Stated problem -> Skip the pictures. Reproduce all other material exactly.

Raw data ->

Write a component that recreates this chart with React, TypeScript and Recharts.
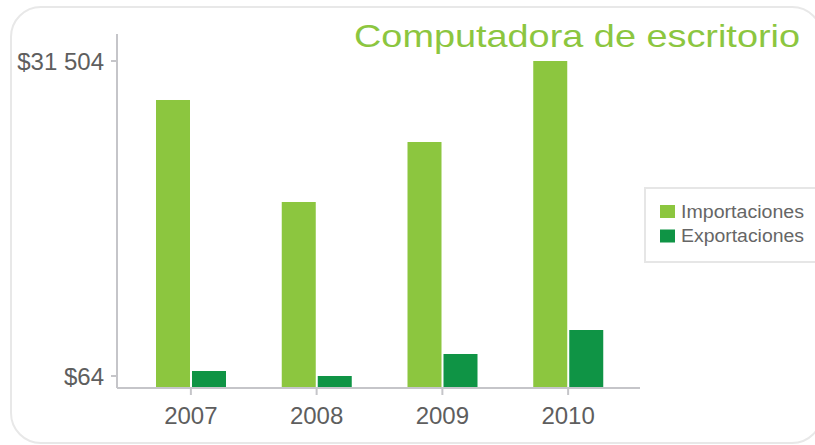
// Importaciones vs exportaciones de computadoras de escritorio, 2007–2010.
import { Bar, BarChart, XAxis, YAxis } from "recharts";

const years = ["2007", "2008", "2009", "2010"];
const importaciones = [27612, 17431, 23419, 31504];
const exportaciones = [563, 64, 2260, 4655];
const yTicks = [64, 31504];
const yTickLabels = ["$64", "$31 504"];
const title = "Computadora de escritorio";
const seriesNames = ["Importaciones", "Exportaciones"];

const FONT = "'Liberation Sans', Arial, sans-serif";
const IMP = "#8cc63f";
const EXP = "#0f9445";
const AXIS = "#c5c5c9";
const TEXT = "#5e5e5e";

const data = years.map((year, i) => ({
  year,
  imp: importaciones[i],
  exp: exportaciones[i],
}));

// barras que arrancan desde el borde inferior del área de trazado
function FullBar(props: any) {
  const { x, y, width, height, fill, background } = props;
  const bottom = background ? background.y + background.height : y + height;
  return <rect x={x} y={y} width={width} height={Math.max(0, bottom - y)} fill={fill} />;
}

function LegendBox() {
  const colors = [IMP, EXP];
  return (
    <g transform="translate(645 188)">
      <rect x={0} y={0} width={190} height={74} fill="#fff" stroke="#e6e6e6" strokeWidth={2} />
      {seriesNames.map((name, i) => (
        <g key={name}>
          <rect x={15} y={17 + i * 24.5} width={15} height={13} fill={colors[i]} />
          <text
            x={36}
            y={29.5 + i * 24.5}
            fontSize={17.5}
            fontFamily={FONT}
            fill="#666"
            textLength={123}
            lengthAdjust="spacingAndGlyphs"
          >
            {name}
          </text>
        </g>
      ))}
    </g>
  );
}

export default function App() {
  return (
    <div style={{ position: "absolute", left: 0, top: 0, width: 815, height: 445, background: "#fff", overflow: "hidden" }}>
      <svg width={815} height={445} style={{ position: "absolute", left: 0, top: 0 }}>
        <rect x={11} y={7} width={811} height={436} rx={30} ry={30} fill="#fff" stroke="#e8e8e8" strokeWidth={2} />
        <text
          x={354}
          y={47}
          fontSize={30.5}
          fontFamily={FONT}
          fill={IMP}
          textLength={446}
          lengthAdjust="spacingAndGlyphs"
        >
          {title}
        </text>
        <LegendBox />
      </svg>
      <div style={{ position: "absolute", left: 0, top: 0 }}>
        <BarChart
          width={815}
          height={445}
          data={data}
          margin={{ top: 34, right: 175, left: 0, bottom: 7 }}
          barSize={34}
          barGap={2}
        >
          <XAxis
            dataKey="year"
            height={50}
            padding={{ left: 11, right: 9 }}
            stroke={AXIS}
            strokeWidth={2}
            tickSize={7}
            tickMargin={12}
            tick={{ fill: TEXT, fontSize: 24, fontFamily: FONT }}
          />
          <YAxis
            type="number"
            width={117}
            domain={[-1134, 34199]}
            ticks={yTicks}
            interval={0}
            tickFormatter={(v: number) => yTickLabels[yTicks.indexOf(v)] ?? String(v)}
            stroke={AXIS}
            strokeWidth={2}
            tickSize={6}
            tickMargin={7}
            tick={{ fill: TEXT, fontSize: 24, fontFamily: FONT }}
          />
          <Bar dataKey="imp" name={seriesNames[0]} fill={IMP} shape={<FullBar />} isAnimationActive={false} />
          <Bar dataKey="exp" name={seriesNames[1]} fill={EXP} shape={<FullBar />} isAnimationActive={false} />
        </BarChart>
      </div>
    </div>
  );
}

Task output ->
Write a component that recreates this chart with React, TypeScript and Recharts.
// Importaciones vs exportaciones de computadoras de escritorio, 2007–2010.
import { Bar, BarChart, XAxis, YAxis } from "recharts";

const years = ["2007", "2008", "2009", "2010"];
const importaciones = [27612, 17431, 23419, 31504];
const exportaciones = [563, 64, 2260, 4655];
const yTicks = [64, 31504];
const yTickLabels = ["$64", "$31 504"];
const title = "Computadora de escritorio";
const seriesNames = ["Importaciones", "Exportaciones"];

const FONT = "'Liberation Sans', Arial, sans-serif";
const IMP = "#8cc63f";
const EXP = "#0f9445";
const AXIS = "#c5c5c9";
const TEXT = "#5e5e5e";

const data = years.map((year, i) => ({
  year,
  imp: importaciones[i],
  exp: exportaciones[i],
}));

// barras que arrancan desde el borde inferior del área de trazado
function FullBar(props: any) {
  const { x, y, width, height, fill, background } = props;
  const bottom = background ? background.y + background.height : y + height;
  return <rect x={x} y={y} width={width} height={Math.max(0, bottom - y)} fill={fill} />;
}

function LegendBox() {
  const colors = [IMP, EXP];
  return (
    <g transform="translate(645 188)">
      <rect x={0} y={0} width={190} height={74} fill="#fff" stroke="#e6e6e6" strokeWidth={2} />
      {seriesNames.map((name, i) => (
        <g key={name}>
          <rect x={15} y={17 + i * 24.5} width={15} height={13} fill={colors[i]} />
          <text
            x={36}
            y={29.5 + i * 24.5}
            fontSize={17.5}
            fontFamily={FONT}
            fill="#666"
            textLength={123}
            lengthAdjust="spacingAndGlyphs"
          >
            {name}
          </text>
        </g>
      ))}
    </g>
  );
}

export default function App() {
  return (
    <div style={{ position: "absolute", left: 0, top: 0, width: 815, height: 445, background: "#fff", overflow: "hidden" }}>
      <svg width={815} height={445} style={{ position: "absolute", left: 0, top: 0 }}>
        <rect x={11} y={7} width={811} height={436} rx={30} ry={30} fill="#fff" stroke="#e8e8e8" strokeWidth={2} />
        <text
          x={354}
          y={47}
          fontSize={30.5}
          fontFamily={FONT}
          fill={IMP}
          textLength={446}
          lengthAdjust="spacingAndGlyphs"
        >
          {title}
        </text>
        <LegendBox />
      </svg>
      <div style={{ position: "absolute", left: 0, top: 0 }}>
        <BarChart
          width={815}
          height={445}
          data={data}
          margin={{ top: 34, right: 175, left: 0, bottom: 7 }}
          barSize={34}
          barGap={2}
        >
          <XAxis
            dataKey="year"
            height={50}
            padding={{ left: 11, right: 9 }}
            stroke={AXIS}
            strokeWidth={2}
            tickSize={7}
            tickMargin={12}
            tick={{ fill: TEXT, fontSize: 24, fontFamily: FONT }}
          />
          <YAxis
            type="number"
            width={117}
            domain={[-1134, 34199]}
            ticks={yTicks}
            interval={0}
            tickFormatter={(v: number) => yTickLabels[yTicks.indexOf(v)] ?? String(v)}
            stroke={AXIS}
            strokeWidth={2}
            tickSize={6}
            tickMargin={7}
            tick={{ fill: TEXT, fontSize: 24, fontFamily: FONT }}
          />
          <Bar dataKey="imp" name={seriesNames[0]} fill={IMP} shape={<FullBar />} isAnimationActive={false} />
          <Bar dataKey="exp" name={seriesNames[1]} fill={EXP} shape={<FullBar />} isAnimationActive={false} />
        </BarChart>
      </div>
    </div>
  );
}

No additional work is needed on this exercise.